Du cinéma à l'envers

Rétro / Si Benjamin Button remonte physiquement le temps dans le film de David Fincher, c’est par les capacités nouvelles du cinéma numérique que ce prodige s’effectue. Mais le film est aussi conçu comme un jeu d’allers-retours entre le présent et le passé, de 2002 à 1918. Art de la manipulation du temps et de l’espace, le cinéma a ces dernières années compris les vertus novatrices de ce processus qui consiste à raconter les choses à l’envers. Dans 5X2, François Ozon disséquait le délitement d’un couple en cinq blocs allant de sa rupture à sa rencontre.
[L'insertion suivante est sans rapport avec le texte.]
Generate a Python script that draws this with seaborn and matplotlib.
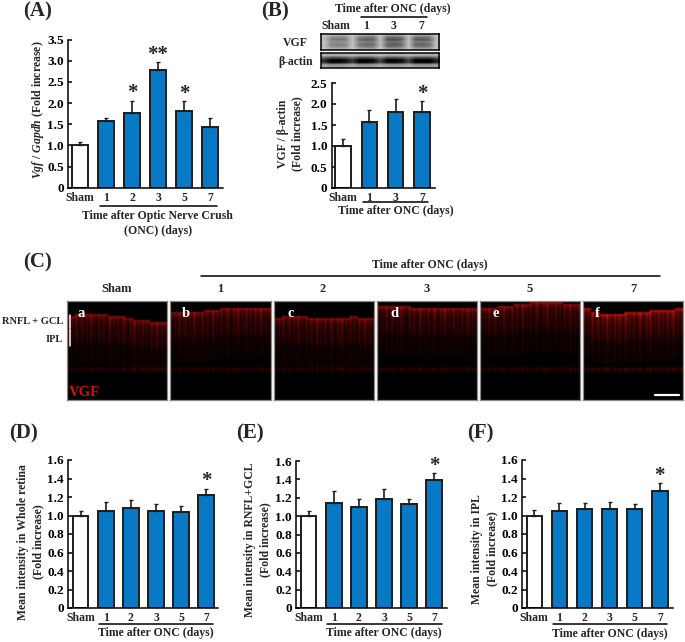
import numpy as np
import pandas as pd
import matplotlib
matplotlib.use('Agg')
import matplotlib.pyplot as plt
from matplotlib.colors import LinearSegmentedColormap
from matplotlib.lines import Line2D
import seaborn as sns

sns.set_style('white')
plt.rcParams['font.family'] = ['Liberation Serif', 'DejaVu Serif']
plt.rcParams['font.weight'] = 'bold'
plt.rcParams['mathtext.fontset'] = 'custom'
plt.rcParams['mathtext.rm'] = 'Liberation Serif:bold'
plt.rcParams['mathtext.it'] = 'Liberation Serif:italic:bold'

# bar values and top of the error bars
labels_a = ['Sham', '1', '2', '3', '5', '7']
values_a = [1.0, 1.57, 1.77, 2.78, 1.82, 1.44]
tops_a = [1.08, 1.66, 2.06, 2.97, 2.05, 1.65]
stars_a = ['', '', '*', '**', '*', '']

labels_b = ['Sham', '1', '3', '7']
values_b = [1.0, 1.56, 1.80, 1.80]
tops_b = [1.16, 1.85, 2.11, 2.07]
stars_b = ['', '', '', '*']

values_d = [1.0, 1.05, 1.08, 1.05, 1.04, 1.22]
tops_d = [1.05, 1.15, 1.17, 1.12, 1.10, 1.29]

values_e = [1.0, 1.14, 1.10, 1.19, 1.13, 1.39]
tops_e = [1.06, 1.27, 1.19, 1.29, 1.19, 1.47]

values_f = [1.0, 1.05, 1.065, 1.075, 1.065, 1.27]
tops_f = [1.06, 1.14, 1.14, 1.145, 1.125, 1.35]
stars_last = ['', '', '', '', '', '*']

ticks_ab = [0, 0.5, 1.0, 1.5, 2.0, 2.5, 3.0, 3.5]
ticks_def = [0, 0.2, 0.4, 0.6, 0.8, 1.0, 1.2, 1.4, 1.6]

# micrograph panels: surface height (px from panel top) along each section
panel_letters = ['a', 'b', 'c', 'd', 'e', 'f']
panel_titles = ['Sham', '1', '2', '3', '5', '7']
panel_gain = [0.95, 1.0, 0.95, 1.0, 1.0, 1.3]
surfaces = [
    [16, 14, 14, 14, 15, 16, 17, 18, 20, 21, 22, 23],
    [13, 12, 12, 12, 11, 10, 9, 8, 8, 9, 9, 8],
    [19, 17, 16, 17, 18, 19, 19, 18, 18, 17, 18, 19],
    [6, 7, 7, 6, 8, 9, 9, 9, 8, 9, 9, 8],
    [9, 8, 7, 6, 5, 4, 3, 3, 3, 3, 4, 4],
    [9, 13, 15, 15, 14, 13, 13, 12, 11, 11, 10, 9],
]
# red level by depth below the surface, 2 px per step
depth_profile = [0.62, 0.4, 0.3, 0.27, 0.24, 0.22, 0.2, 0.19, 0.18, 0.17,
                 0.16, 0.15, 0.14, 0.11, 0.08, 0.07, 0.07, 0.07, 0.06, 0.06,
                 0.06, 0.06, 0.05, 0.05, 0.05]
# faint band near the bottom of the retina, by row (2 px per row)
band_rows = [33, 34, 35, 36]
band_levels = [0.05, 0.17, 0.1, 0.02]
# vertical striations, one value per 2 px column
stripes = [1.3, 0.5, 1.1, 0.6, 1.6, 0.7, 0.9, 1.4, 0.5, 1.2, 0.6, 1.7,
           0.8, 1.0, 0.5, 1.5, 0.6, 1.3, 0.9, 0.5, 1.8, 0.7, 1.1, 0.6,
           1.4, 0.5, 1.0, 1.6, 0.7, 0.6, 1.3, 0.9, 1.7, 0.5, 1.1, 0.7,
           1.5, 0.6, 1.2, 0.5, 1.4, 0.8, 1.0, 1.6, 0.6, 1.2, 0.7, 1.1]

# western blot lanes
blot_vgf_lanes = [0.1, 0.5, 0.55, 0.5, 0.08, 0.6, 0.7, 0.65, 0.12, 0.75, 0.8, 0.7,
                  0.1, 0.7, 0.75, 0.65, 0.1]
blot_vgf_rows = [0.35, 0.8, 1.0, 0.7, 0.9, 0.75, 0.35]
blot_actin_lanes = [0.75, 1.0, 1.0, 0.9, 0.7, 1.0, 1.0, 0.9, 0.65, 0.95, 1.0, 0.9,
                    0.65, 1.0, 1.0, 1.0, 0.8]
blot_actin_rows = [0.12, 0.15, 0.6, 1.0, 0.95, 0.3, 0.2]

BLUE = '#0879C4'
DARK = '#1c1c1c'
W, H = 685, 642
FS = 8.5

fig = plt.figure(figsize=(W / 100, H / 100), dpi=100)


def px_axes(x0, x1, ytop, ybot, **kw):
    return fig.add_axes([x0 / W, 1 - ybot / H, (x1 - x0) / W, (ybot - ytop) / H], **kw)


def txt(x, y, s, size=FS, ha='center', va='center', **kw):
    fig.text(x / W, 1 - y / H, s, fontsize=size, ha=ha, va=va, fontweight='bold', **kw)


def hline(x0, x1, y, color='black', lw=1.1):
    fig.add_artist(Line2D([x0 / W, x1 / W], [1 - y / H, 1 - y / H], color=color, lw=lw))


def bar_panel(box, first, spacing, labels, values, tops, stars, ticks, ymax):
    x0, x1, ytop, ybot = box
    ax = px_axes(x0, x1, ytop, ybot)
    df = pd.DataFrame({'group': labels, 'value': values})
    colors = ['white'] + [BLUE] * (len(labels) - 1)
    sns.barplot(data=df, x='group', y='value', hue='group', order=labels, hue_order=labels,
                palette=colors, legend=False, errorbar=None, width=15.5 / spacing,
                edgecolor=DARK, linewidth=1.4, saturation=1, ax=ax)
    xs = np.arange(len(labels))
    ax.errorbar(xs, values, yerr=[np.zeros(len(xs)), np.array(tops) - np.array(values)],
                fmt='none', ecolor=DARK, elinewidth=1.2, capsize=1.5, capthick=1.0)
    # the bars sit at fixed pixels, so the x limits come from the first bar centre
    ax.set_xlim((x0 - first) / spacing, (x1 - first) / spacing)
    ax.set_ylim(0, ymax)
    ax.set_yticks(ticks)
    ax.set_yticklabels(['0' if t == 0 else f'{t:.1f}' for t in ticks], fontsize=9.5)
    ax.set_xticks(xs)
    ax.set_xticklabels(labels, fontsize=FS)
    ax.set_xlabel('')
    ax.set_ylabel('')
    ax.tick_params(axis='y', direction='in', length=3, width=1.1, pad=3, left=True, colors='black')
    ax.tick_params(axis='x', length=0, pad=3)
    ax.patch.set_alpha(0)
    sns.despine(ax=ax)
    for side in ['left', 'bottom']:
        ax.spines[side].set_color('black')
        ax.spines[side].set_linewidth(1.1)
    for i, s in enumerate(stars):
        if s:
            ax.annotate(s, xy=(i, tops[i]), xytext=(0, -2), textcoords='offset points',
                        ha='center', va='bottom', fontsize=15, fontweight='bold',
                        annotation_clip=False)
    return ax


# (A)
bar_panel((68, 223, 39.7, 187.7), 80, 26, labels_a, values_a, tops_a, stars_a, ticks_ab, 3.5)
txt(38, 11, '(A)', 15)
txt(38, 110, r'$\mathit{Vgf}$ / $\mathit{Gapdh}$ (Fold increase)', rotation=90)
hline(100, 217, 205.7)
txt(157, 216, 'Time after Optic Nerve Crush')
txt(158, 231, '(ONC) (days)')

# (B)
bar_panel((331.7, 435, 83, 188), 343, 26.3, labels_b, values_b, tops_b, stars_b, ticks_ab[:6], 2.5)
txt(275, 11, '(B)', 15)
txt(283, 134, 'VGF / β-actin', rotation=90)
txt(297, 134, '(Fold increase)', rotation=90)
hline(362.7, 428, 202)
txt(396, 211, 'Time after ONC (days)')

txt(393, 9, 'Time after ONC (days)')
hline(360.7, 426.7, 17)
for xp, s in zip([335.7, 365.7, 393.3, 421.7], labels_b):
    txt(xp, 26, s)
txt(308, 43, 'VGF', ha='right')
txt(313, 62, 'β-actin', ha='right')

vgf = 0.8 - 0.62 * np.outer(blot_vgf_rows, blot_vgf_lanes)
actin = 0.8 - 0.85 * np.outer(blot_actin_rows, blot_actin_lanes)
for img, (yt, yb) in [(vgf, (34, 50)), (actin, (52.7, 68.3))]:
    ax = px_axes(320.7, 439, yt, yb)
    ax.imshow(img, cmap='gray', vmin=0, vmax=1, aspect='auto', interpolation='bilinear')
    ax.set_xticks([])
    ax.set_yticks([])
    for sp in ax.spines.values():
        sp.set_color('black')
        sp.set_linewidth(1.1)
        sp.set_visible(True)

# (C)
txt(38, 262, '(C)', 15)
txt(430, 265, 'Time after ONC (days)')
hline(201, 660, 276)
red_map = LinearSegmentedColormap.from_list('vgf_red', ['#000000', '#e01010'])
panel_x = [(67, 166.7), (170.3, 270.7), (273.7, 374), (376.7, 477), (480, 580), (583.3, 683.3)]
title_x = [117, 220, 323, 427, 530, 633]
letter_x = [81, 186, 291, 394, 496, 597]
for k, (xa, xb) in enumerate(panel_x):
    img = np.zeros((50, len(stripes)))
    for c in range(len(stripes)):
        start = surfaces[k][c // 4] // 2
        for d, level in enumerate(depth_profile):
            if start + d < 50:
                # sharp surface layer, striations below it
                img[start + d, c] = level * (stripes[c] if d > 0 else 0.7 + 0.3 * stripes[c])
    for r, level in zip(band_rows, band_levels):
        img[r, :] += level * np.array(stripes)
    ax = px_axes(xa, xb, 300.7, 400)
    ax.imshow(img * panel_gain[k], cmap=red_map, vmin=0, vmax=1, aspect='auto',
              interpolation='bilinear')
    ax.set_xticks([])
    ax.set_yticks([])
    for sp in ax.spines.values():
        sp.set_color('#8a8a8a')
        sp.set_linewidth(0.9)
        sp.set_visible(True)
    txt(title_x[k], 289, panel_titles[k], 9)
    txt(letter_x[k], 314, panel_letters[k], 10.5, color='white', zorder=5)

txt(63, 322, 'RNFL + GCL', 7.5, ha='right')
txt(63, 339, 'IPL', 7.5, ha='right')
fig.add_artist(Line2D([70.3 / W] * 2, [1 - 315 / H, 1 - 328 / H], color='white', lw=1.1, zorder=6))
fig.add_artist(Line2D([70.3 / W] * 2, [1 - 329 / H, 1 - 346 / H], color='white', lw=1.1, zorder=6))
txt(69, 392, 'VGF', 10.5, ha='left', color='#d81010', zorder=6)
fig.add_artist(Line2D([655 / W, 679 / W], [1 - 395 / H] * 2, color='white', lw=1.6, zorder=6))

# (D)
bar_panel((68, 218, 460, 608), 80.7, 25.1, labels_a, values_d, tops_d, stars_last, ticks_def, 1.6)
txt(23, 433, '(D)', 15)
txt(23, 542, 'Mean intensity in Whole retina', rotation=90)
txt(38, 542, '(Fold increase)', rotation=90)
hline(99, 213, 624)
txt(156, 633, 'Time after ONC (days)')

# (E)
bar_panel((296, 447, 461, 608), 308.7, 25.1, labels_a, values_e, tops_e, stars_last, ticks_def, 1.6)
txt(250, 433, '(E)', 15)
txt(250, 540, 'Mean intensity in RNFL+GCL', rotation=90)
txt(265, 540, '(Fold increase)', rotation=90)
hline(327, 442, 624)
txt(384, 633, 'Time after ONC (days)')

# (F)
bar_panel((522, 673, 460, 608), 534.3, 25.1, labels_a, values_f, tops_f, stars_last, ticks_def, 1.6)
txt(480, 433, '(F)', 15)
txt(477, 549, 'Mean intensity in IPL', rotation=90)
txt(492, 549, '(Fold increase)', rotation=90)
hline(553, 667, 624)
txt(610, 634, 'Time after ONC (days)')

fig.savefig('out.png', dpi=100)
Plus hardcore, Gaspar Noé avec Irréversible renversait le rapport bourreau/victime en commençant par la vengeance pour remonter vers le viol et enfin aboutir au paradis perdu d’avant le drame. Tout cela se passait dans l’espace d’une soirée en quasi-temps réel. Mais quelques années auparavant, le brillant cinéaste sud-coréen Lee Chang Dong avait utilisé un procédé similaire pour raconter le destin tragique d’un adolescent ordinaire dont la vie sera bouleversée par sa propension au ratage. Le personnage se faisait ainsi le miroir des traumas de la Corée du Sud, nation fracturée en deux dont l’Histoire s’est mal écrite depuis ce temps zéro. Gros tricoteur de fils temporels, Christopher Nolan aime à paumer le spectateur dans d’incessantes ruptures passé/présent/futur. Avec Memento, il avait réalisé le parfait prototype de ce cinéma à l’envers, judicieusement adapté à son sujet : un homme souffre d’amnésie immédiate, ne pouvant fixer les événements au-delà de cinq minutes (le temps d’une séquence). Du coup, le spectateur, comme le personnage, doit ramer à contre-courant pour savoir qui il est vraiment ; qui sont ces gens qui gravitent autour de lui ; et surtout, si on lui veut du bien ou si on utilise son infirmité pour assouvir d’obscurs desseins. Arrivée au bout de sa scène primitive, le film peut repartir dans le bon sens, boucle infernale aux significations multiples.